Generally speaking, many Japanese companies in Germany have adopted a kind of “hybrid recruitment system,” which introduces German culture while also retaining Japanese elements.
When applying for a job at a Japanese company in Germany, there are two main forms of application.
- Applying as a local hire on the web
- Use a recruiter like our company
Many big Japanese multinational companies advertise their job openings in both English and German on the web, and their own websites have links with recruitment information. Even so, these recruitment pages are oftentimes run by German HR departments and they thus target people already leading a life in Germany.
Among those positions, some may require Japanese language skills and/or previous work experience in Japan. Yet it is necessary to note that many expect applications from mere locals.
On the other hand, when people go through a recruiter like our company, the applicants can receive information about vacancies directly from Japanese managers and HR. They can therefore apply to positions directly in which they can make the best use out of their Japanese background.
Resumes may be requested to be written in English (or possibly in both Japanese and English), in order to render both the Japanese and German parties able to understand. The requested language depends upon who is involved in the interview and HR processes.
Schedule up to the interview and transportation costs
The timeline before and up to the interview at a Japanese company is no different from that of any other German company. When using a recruiter like us, once the applicant’s information is received, we introduce the applicant to suitable positions. About a week after this (the earliest), we can then present an interview offer.
However, if the timing and career background do not match the present job vacancies, it may take months – sometimes nearly half a year – before an eventual interview. Recruiters should be used as a means to an end, thus applicants’ self-help efforts such as gathering information by themselves, and systematically acquiring qualifications up until when they start to work, are essential.
An important aspect to consider for applicants that are searching for a job at a Japanese company in Germany is how to settle potential transportation reimbursement. For the average German company, applicants’ travel expenses to the interview location become the company’s responsibility.
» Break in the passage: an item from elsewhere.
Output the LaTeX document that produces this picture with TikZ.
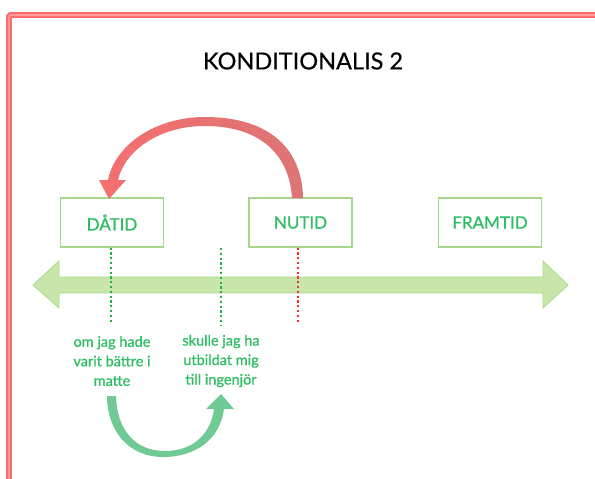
\documentclass[tikz,border=0pt]{standalone}
\usepackage{fontspec}
\setmainfont{Lato}
\newfontfamily\medfont{Lato}[FakeBold=0.9]
\newfontfamily\titlefont{Lato}[FakeBold=0.4]
\definecolor{framered}{HTML}{FF6B6B}
\definecolor{framepink}{HTML}{FF9D9D}
\definecolor{txtgreen}{HTML}{2EBD63}
\definecolor{boxgreen}{HTML}{A6D58C}
\definecolor{barfill}{HTML}{C8E6AA}
\definecolor{barline}{HTML}{A8D88C}
\definecolor{dotgreen}{HTML}{22B048}
\definecolor{dotred}{HTML}{F43030}
\definecolor{arrred}{HTML}{F56F6F}
\definecolor{arrreddark}{HTML}{DD7474}
\definecolor{arrgreen}{HTML}{6FCA93}
\tikzset{
  timebox/.style={draw=boxgreen, line width=1.3pt, fill=white, minimum width=103pt,
    minimum height=49pt, inner sep=0pt, text=txtgreen, font=\medfont\fontsize{17}{20}\selectfont},
  greentext/.style={text=txtgreen, align=center, font=\medfont\fontsize{14.5}{19.5}\selectfont, inner sep=0pt},
  dotline/.style={line width=2.5pt, dash pattern=on 2.2pt off 2.6pt},
}
\begin{document}
\begin{tikzpicture}[x=1pt,y=-1pt]
\useasboundingbox (0,0) rectangle (595,479);
\clip (0,0) rectangle (595,479);
% frame
\draw[framered, line width=2pt, double=framepink, double distance=1.8pt, rounded corners=1.5pt]
  (9,490) -- (9,15) -- (610,15);
% title
\node[font=\titlefont\fontsize{23.5}{28}\selectfont, inner sep=0pt] (title) at (303,61) {KONDITIONALIS 2};
% timeline bar
\path[fill=barfill, draw=barline, line width=0.8pt]
  (33,285) -- (59,261) -- (59,277) -- (543,277) -- (543,261) -- (568,285)
  -- (543,308) -- (543,293) -- (59,293) -- (59,308) -- cycle;
% boxes
\node[timebox] (dat) at (112,222.5) {DÅTID};
\node[timebox] (nut) at (300.5,222.5) {NUTID};
\node[timebox] (fram) at (490,222.5) {FRAMTID};
% dotted lines
\coordinate (d1) at (111,324);
\coordinate (d2t) at (221,248);
\coordinate (d2) at (221,325);
\coordinate (d3) at (298,324);
\draw[dotline, dotgreen] (dat.south -| d1) -- (d1);
\draw[dotline, dotgreen] (d2t) -- (d2);
\draw[dotline, dotred] (nut.south -| d3) -- (d3);
% texts
\node[greentext] (om) at (112,361) {om jag hade\\varit bättre i\\matte};
\node[greentext] (skulle) at (221,361) {skulle jag ha\\utbildat mig\\till ingenjör};
% red arrow
\shade[left color=arrred, right color=arrreddark]
  (292,198) -- (303,198)
  .. controls (302,145) and (265,117) .. (205,117)
  .. controls (155,117) and (115,145) .. (108,180)
  -- (99,180) -- (109,199) -- (126,180) -- (118,180)
  .. controls (125,150) and (160,126) .. (205,126)
  .. controls (255,126) and (289,150) .. (292,198) -- cycle;
% green arrow
\fill[arrgreen]
  (107,396) -- (116,396)
  .. controls (117,430) and (135,451) .. (165,451)
  .. controls (195,451) and (211,432) .. (214,409)
  -- (206,409) -- (221,394) -- (234,409) -- (224,409)
  .. controls (220,440) and (195,457) .. (163,457)
  .. controls (128,457) and (107,430) .. (107,396) -- cycle;
\end{tikzpicture}
\end{document}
However, similar to the job hunting system in Japan, some Japanese multinational companies also have a culture of letting applicants bear the transportation costs. Whether or not the transportation cost is covered differs depending on company and position – in other words, transportation is reimbursed on a case-by-case basis.
When people apply through Career Management, we basically carry out the transportation cost negotiations. We arrange so the applicant’s cost burden is reduced, and create an environment where the interviewee can focus on the interview process.
Our company’s procedure for interviews
When an applicant is interviewing with a Japanese company in Germany through us the process is roughly the same as for a German company.
However, since interview etiquette and manners differ greatly depending on whether the interviewer is Japanese or German, the interviewee needs to be mentally prepared for dealing with either (even at Japanese companies in Germany you may have a one-on-one interview with a German interviewer).
For example, when the interviewer is German (as summarized in the last article), an applicant would need to shake hands with them, and tell them their name as is generally done in a German greeting.
On the other hand, when the interviewer is Japanese, a handshake and western-style greeting would not be ideal. Instead, bowing and greeting the person in question with a “Honjitsu wa yoroshiku onegai itashimasu” (Thank you for your time today) would be better.
In either case, it is recommended for applicants to remove outer garment upon entering the building, in order to prepare for Japanese-styled interview etiquette.
Also, related to and speaking of attires, when interviewing for a Japanese company in Germany, the most appropriate option would be the black suit and tie.
Important points of the interview (such as etiquette)
Important aspects of interviews when the interviewer is German will be touched upon in a different article. This time, we will introduce how to behave during an interview with a Japanese interviewer from a Japanese company in Germany.
Basically, the interview manners described below make out what is called “interview etiquette” in Japan. More concretely, we will cover what kind of points would be advisable to pay attention to.
Knock and entering
It is generally said that the most acceptable number of knocks is three. Also, the interviewee should wait until the person in charge says “douzo” (“come in”).
If the applicant voices a cheerful “Yoroshiku onegaishimasu” (it’s nice to meet you) as they are entering the room, a good first impression would be made. Additionally, the applicant should either put their bag and coat and such under their chair, or, if it is unclear where those items should go, it is considered polite to ask “Kochirani okasete itadaitemo yoroshideshoka?” (Where may I put these down).
The applicant will be able to sit first after the person in charge has said: “douzo”(please sit).
If the interviewer is already seated and the interviewee is instructed where to sit there is no problem, however, if the person in charge arrives afterward, or, it is unclear where one should sit, the “lower” seat (a.k.a, the seating on the side by the door) is considered to be the most appropriate.
If the interviewee is awaiting the interviewer in the room in advance, it is polite to stand up and promptly greet the interviewer as he/she enters the room.
An important point to keep in mind when interviewing with a Japanese company in Germany is the drinks served.
Basically, one cannot drink unconditionally as the drinks are served but must first wait until the interviewer says “douzo” (please). Once this is uttered, one should take one or two small sips.
On the contrary, to not drink anything at all like the person in charge has said “douzo”, or to leave leftovers of the drink, are also considered to be rude actions. Instead, ideally, applicants would drink a little when told to do so and then estimate during the interview how much and when to drink, in order to finish the glass before the interview’s end.
If applicants want to take notes during the interview regarding the company history, the position in question, etc., they should make sure to ask the interviewer for permission before doing so: “memo wo tottemo yoroshi desho ka?”